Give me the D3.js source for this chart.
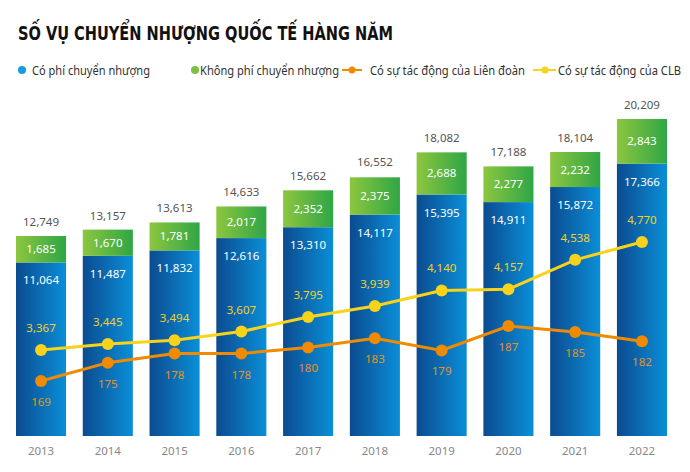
<!DOCTYPE html>
<html><head><meta charset="utf-8">
<script src="https://cdn.jsdelivr.net/npm/d3@7"></script>
<style>body{margin:0;background:#fff;}svg{display:block;font-family:"Noto Sans",sans-serif;}</style>
</head><body><div id="chart"></div>
<script>
const years = ["2013","2014","2015","2016","2017","2018","2019","2020","2021","2022"];
const feeValues = [11064,11487,11832,12616,13310,14117,15395,14911,15872,17366];
const freeValues = [1685,1670,1781,2017,2352,2375,2688,2277,2232,2843];
const totalValues = [12749,13157,13613,14633,15662,16552,18082,17188,18104,20209];
const federationValues = [169,175,178,178,180,183,179,187,185,182];
const clubValues = [3367,3445,3494,3607,3795,3939,4140,4157,4538,4770];
const legendLabels = ["Có phí chuyển nhượng","Không phí chuyển nhượng","Có sự tác động của Liên đoàn","Có sự tác động của CLB"];
const title = "SỐ VỤ CHUYỂN NHƯỢNG QUỐC TẾ HÀNG NĂM";

const W=690,H=472;
const svg=d3.select("#chart").append("svg").attr("width",W).attr("height",H);
const defs=svg.append("defs");
const gb=defs.append("linearGradient").attr("id","gBlue").attr("x1","0").attr("x2","1").attr("y1","0").attr("y2","0");
gb.append("stop").attr("offset","0").attr("stop-color","#0b4b90");
gb.append("stop").attr("offset","1").attr("stop-color","#0a8fd8");
const gg=defs.append("linearGradient").attr("id","gGreen").attr("x1","0").attr("x2","1").attr("y1","0").attr("y2","0");
gg.append("stop").attr("offset","0").attr("stop-color","#8dc63f");
gg.append("stop").attr("offset","1").attr("stop-color","#2ea646");

const x=d3.scaleBand().domain(years).range([16,667]).paddingInner(0.25).paddingOuter(0);
const y=d3.scaleLinear().domain([0,20209]).range([436,119]);
const yClub=d3.scaleLinear().domain([3367,4770]).range([350,242]);
const yFed=d3.scaleLinear().domain([169,187]).range([381,326]);
const bw=x.bandwidth();
const fmt=d3.format(",");

// title
svg.append("text").attr("x",18).attr("y",40).text(title)
  .attr("font-family","'DejaVu Sans Condensed','Liberation Sans Narrow',sans-serif")
  .attr("font-weight","bold").attr("font-size",19).attr("fill","#111")
  .attr("textLength",375).attr("lengthAdjust","spacingAndGlyphs");

// legend
const lg=svg.append("g").attr("font-size",12).attr("fill","#333");
const legendText=(xx,w,t)=>lg.append("text").attr("x",xx).attr("y",74.5).text(t).attr("textLength",w).attr("lengthAdjust","spacingAndGlyphs");
lg.append("circle").attr("cx",22).attr("cy",70).attr("r",4).attr("fill","#1a9be0");
legendText(32,118,legendLabels[0]);
lg.append("circle").attr("cx",195).attr("cy",70).attr("r",4).attr("fill","#7cc242");
legendText(200,139,legendLabels[1]);
lg.append("line").attr("x1",342).attr("x2",362).attr("y1",70).attr("y2",70).attr("stroke","#f08a00").attr("stroke-width",2);
lg.append("circle").attr("cx",352).attr("cy",70).attr("r",3.5).attr("fill","#f08a00");
legendText(370,155,legendLabels[2]);
lg.append("line").attr("x1",533).attr("x2",556).attr("y1",70).attr("y2",70).attr("stroke","#f9d21a").attr("stroke-width",2);
lg.append("circle").attr("cx",545).attr("cy",70).attr("r",3.5).attr("fill","#f9d21a");
legendText(558,123,legendLabels[3]);

// bars
const bars=svg.append("g");
bars.selectAll(".b").data(years).join("rect")
  .attr("x",d=>x(d)).attr("width",bw)
  .attr("y",(d,i)=>y(feeValues[i])).attr("height",(d,i)=>y(0)-y(feeValues[i]))
  .attr("fill","url(#gBlue)");
bars.selectAll(".g").data(years).join("rect")
  .attr("x",d=>x(d)).attr("width",bw)
  .attr("y",(d,i)=>y(feeValues[i]+freeValues[i])).attr("height",(d,i)=>y(feeValues[i])-y(feeValues[i]+freeValues[i]))
  .attr("fill","url(#gGreen)");

const lab=svg.append("g").attr("font-size",11.5).attr("text-anchor","middle");
years.forEach((yr,i)=>{
  const cx=x(yr)+bw/2;
  lab.append("text").attr("x",cx).attr("y",y(totalValues[i])-10).attr("fill","#555").text(fmt(totalValues[i]));
  lab.append("text").attr("x",cx).attr("y",(y(feeValues[i])+y(feeValues[i]+freeValues[i]))/2+4).attr("fill","#fff").text(fmt(freeValues[i]));
  lab.append("text").attr("x",cx).attr("y",y(feeValues[i])+22).attr("fill","#fff").text(fmt(feeValues[i]));
  lab.append("text").attr("x",cx).attr("y",yClub(clubValues[i])-18).attr("fill","#f3d12a").text(fmt(clubValues[i]));
  lab.append("text").attr("x",cx).attr("y",yFed(federationValues[i])+25).attr("fill","#e6921c").text(fmt(federationValues[i]));
  lab.append("text").attr("x",cx).attr("y",455).attr("fill","#888").text(yr);
});

// lines
const lineClub=d3.line().x((d,i)=>x(years[i])+bw/2).y(d=>yClub(d));
const lineFed=d3.line().x((d,i)=>x(years[i])+bw/2).y(d=>yFed(d));
svg.append("path").attr("d",lineFed(federationValues)).attr("fill","none").attr("stroke","#f08a00").attr("stroke-width",3);
svg.append("path").attr("d",lineClub(clubValues)).attr("fill","none").attr("stroke","#f9d21a").attr("stroke-width",3);
svg.append("g").selectAll("circle").data(federationValues).join("circle")
  .attr("cx",(d,i)=>x(years[i])+bw/2).attr("cy",d=>yFed(d)).attr("r",6).attr("fill","#f08a00");
svg.append("g").selectAll("circle").data(clubValues).join("circle")
  .attr("cx",(d,i)=>x(years[i])+bw/2).attr("cy",d=>yClub(d)).attr("r",6).attr("fill","#f9d21a");
</script></body></html>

▶ Exercise
Copy the listing exactly. Any image in it stays out of the copy.

▶ Response below
Give me the D3.js source for this chart.
<!DOCTYPE html>
<html><head><meta charset="utf-8">
<script src="https://cdn.jsdelivr.net/npm/d3@7"></script>
<style>body{margin:0;background:#fff;}svg{display:block;font-family:"Noto Sans",sans-serif;}</style>
</head><body><div id="chart"></div>
<script>
const years = ["2013","2014","2015","2016","2017","2018","2019","2020","2021","2022"];
const feeValues = [11064,11487,11832,12616,13310,14117,15395,14911,15872,17366];
const freeValues = [1685,1670,1781,2017,2352,2375,2688,2277,2232,2843];
const totalValues = [12749,13157,13613,14633,15662,16552,18082,17188,18104,20209];
const federationValues = [169,175,178,178,180,183,179,187,185,182];
const clubValues = [3367,3445,3494,3607,3795,3939,4140,4157,4538,4770];
const legendLabels = ["Có phí chuyển nhượng","Không phí chuyển nhượng","Có sự tác động của Liên đoàn","Có sự tác động của CLB"];
const title = "SỐ VỤ CHUYỂN NHƯỢNG QUỐC TẾ HÀNG NĂM";

const W=690,H=472;
const svg=d3.select("#chart").append("svg").attr("width",W).attr("height",H);
const defs=svg.append("defs");
const gb=defs.append("linearGradient").attr("id","gBlue").attr("x1","0").attr("x2","1").attr("y1","0").attr("y2","0");
gb.append("stop").attr("offset","0").attr("stop-color","#0b4b90");
gb.append("stop").attr("offset","1").attr("stop-color","#0a8fd8");
const gg=defs.append("linearGradient").attr("id","gGreen").attr("x1","0").attr("x2","1").attr("y1","0").attr("y2","0");
gg.append("stop").attr("offset","0").attr("stop-color","#8dc63f");
gg.append("stop").attr("offset","1").attr("stop-color","#2ea646");

const x=d3.scaleBand().domain(years).range([16,667]).paddingInner(0.25).paddingOuter(0);
const y=d3.scaleLinear().domain([0,20209]).range([436,119]);
const yClub=d3.scaleLinear().domain([3367,4770]).range([350,242]);
const yFed=d3.scaleLinear().domain([169,187]).range([381,326]);
const bw=x.bandwidth();
const fmt=d3.format(",");

// title
svg.append("text").attr("x",18).attr("y",40).text(title)
  .attr("font-family","'DejaVu Sans Condensed','Liberation Sans Narrow',sans-serif")
  .attr("font-weight","bold").attr("font-size",19).attr("fill","#111")
  .attr("textLength",375).attr("lengthAdjust","spacingAndGlyphs");

// legend
const lg=svg.append("g").attr("font-size",12).attr("fill","#333");
const legendText=(xx,w,t)=>lg.append("text").attr("x",xx).attr("y",74.5).text(t).attr("textLength",w).attr("lengthAdjust","spacingAndGlyphs");
lg.append("circle").attr("cx",22).attr("cy",70).attr("r",4).attr("fill","#1a9be0");
legendText(32,118,legendLabels[0]);
lg.append("circle").attr("cx",195).attr("cy",70).attr("r",4).attr("fill","#7cc242");
legendText(200,139,legendLabels[1]);
lg.append("line").attr("x1",342).attr("x2",362).attr("y1",70).attr("y2",70).attr("stroke","#f08a00").attr("stroke-width",2);
lg.append("circle").attr("cx",352).attr("cy",70).attr("r",3.5).attr("fill","#f08a00");
legendText(370,155,legendLabels[2]);
lg.append("line").attr("x1",533).attr("x2",556).attr("y1",70).attr("y2",70).attr("stroke","#f9d21a").attr("stroke-width",2);
lg.append("circle").attr("cx",545).attr("cy",70).attr("r",3.5).attr("fill","#f9d21a");
legendText(558,123,legendLabels[3]);

// bars
const bars=svg.append("g");
bars.selectAll(".b").data(years).join("rect")
  .attr("x",d=>x(d)).attr("width",bw)
  .attr("y",(d,i)=>y(feeValues[i])).attr("height",(d,i)=>y(0)-y(feeValues[i]))
  .attr("fill","url(#gBlue)");
bars.selectAll(".g").data(years).join("rect")
  .attr("x",d=>x(d)).attr("width",bw)
  .attr("y",(d,i)=>y(feeValues[i]+freeValues[i])).attr("height",(d,i)=>y(feeValues[i])-y(feeValues[i]+freeValues[i]))
  .attr("fill","url(#gGreen)");

const lab=svg.append("g").attr("font-size",11.5).attr("text-anchor","middle");
years.forEach((yr,i)=>{
  const cx=x(yr)+bw/2;
  lab.append("text").attr("x",cx).attr("y",y(totalValues[i])-10).attr("fill","#555").text(fmt(totalValues[i]));
  lab.append("text").attr("x",cx).attr("y",(y(feeValues[i])+y(feeValues[i]+freeValues[i]))/2+4).attr("fill","#fff").text(fmt(freeValues[i]));
  lab.append("text").attr("x",cx).attr("y",y(feeValues[i])+22).attr("fill","#fff").text(fmt(feeValues[i]));
  lab.append("text").attr("x",cx).attr("y",yClub(clubValues[i])-18).attr("fill","#f3d12a").text(fmt(clubValues[i]));
  lab.append("text").attr("x",cx).attr("y",yFed(federationValues[i])+25).attr("fill","#e6921c").text(fmt(federationValues[i]));
  lab.append("text").attr("x",cx).attr("y",455).attr("fill","#888").text(yr);
});

// lines
const lineClub=d3.line().x((d,i)=>x(years[i])+bw/2).y(d=>yClub(d));
const lineFed=d3.line().x((d,i)=>x(years[i])+bw/2).y(d=>yFed(d));
svg.append("path").attr("d",lineFed(federationValues)).attr("fill","none").attr("stroke","#f08a00").attr("stroke-width",3);
svg.append("path").attr("d",lineClub(clubValues)).attr("fill","none").attr("stroke","#f9d21a").attr("stroke-width",3);
svg.append("g").selectAll("circle").data(federationValues).join("circle")
  .attr("cx",(d,i)=>x(years[i])+bw/2).attr("cy",d=>yFed(d)).attr("r",6).attr("fill","#f08a00");
svg.append("g").selectAll("circle").data(clubValues).join("circle")
  .attr("cx",(d,i)=>x(years[i])+bw/2).attr("cy",d=>yClub(d)).attr("r",6).attr("fill","#f9d21a");
</script></body></html>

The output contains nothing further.